Commune in Chernivtsi Oblast, Ukraine

Koroviia (Коровія; Corovia) is a commune (selsoviet) in Chernivtsi Raion, Chernivtsi Oblast, Ukraine. It is composed of a single village, Koroviia. It belongs to Chernivtsi urban hromada, one of the hromadas of Ukraine. Population:

Until 18 July 2020, Koroviia belonged to Hlyboka Raion. The raion was abolished in July 2020 as part of the administrative reform of Ukraine, which reduced the number of raions of Chernivtsi Oblast to three. The area of Hlyboka Raion was merged into Chernivtsi Raion.

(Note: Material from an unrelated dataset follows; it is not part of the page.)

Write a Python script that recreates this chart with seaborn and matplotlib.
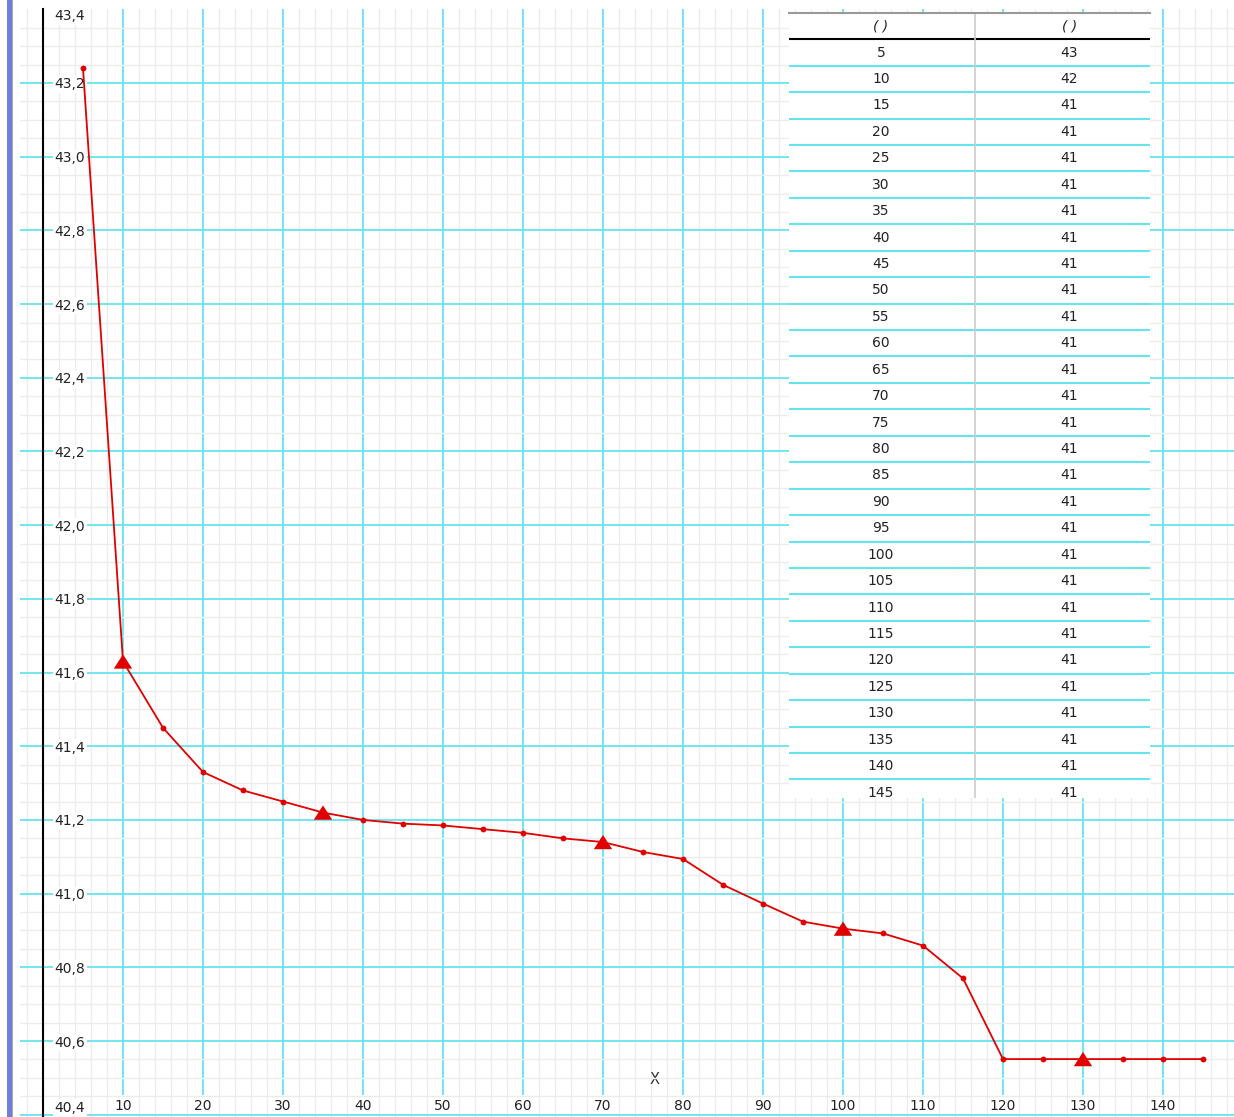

According to the 2001 Ukrainian census, the majority of the population of the commune (2,992 people in total) spoke Ukrainian (68.15%, or 2,039 people), with a minority of Romanian speakers (31.12%, out of which 4.98% called the language Romanian, or 149 people, and 26.14%, or 782 people, called it "Moldovan") and Russian speakers (0.6%, or 18 people). According to the 1989 Soviet census, out of 2,642 individuals, there were 1,272 Moldovans (63.95%), 204 Romanians (10.26%), 1,100 Ukrainians (41.63%) and 48 Russians (1.82%). In the locality, a suburb of the city of Chernivtsi, a large number of rich ethnic Ukrainians have settled, and this partly explains the increase in the proportion of ethnic Ukrainians and Ukrainian-speakers, but so does Ukrainization.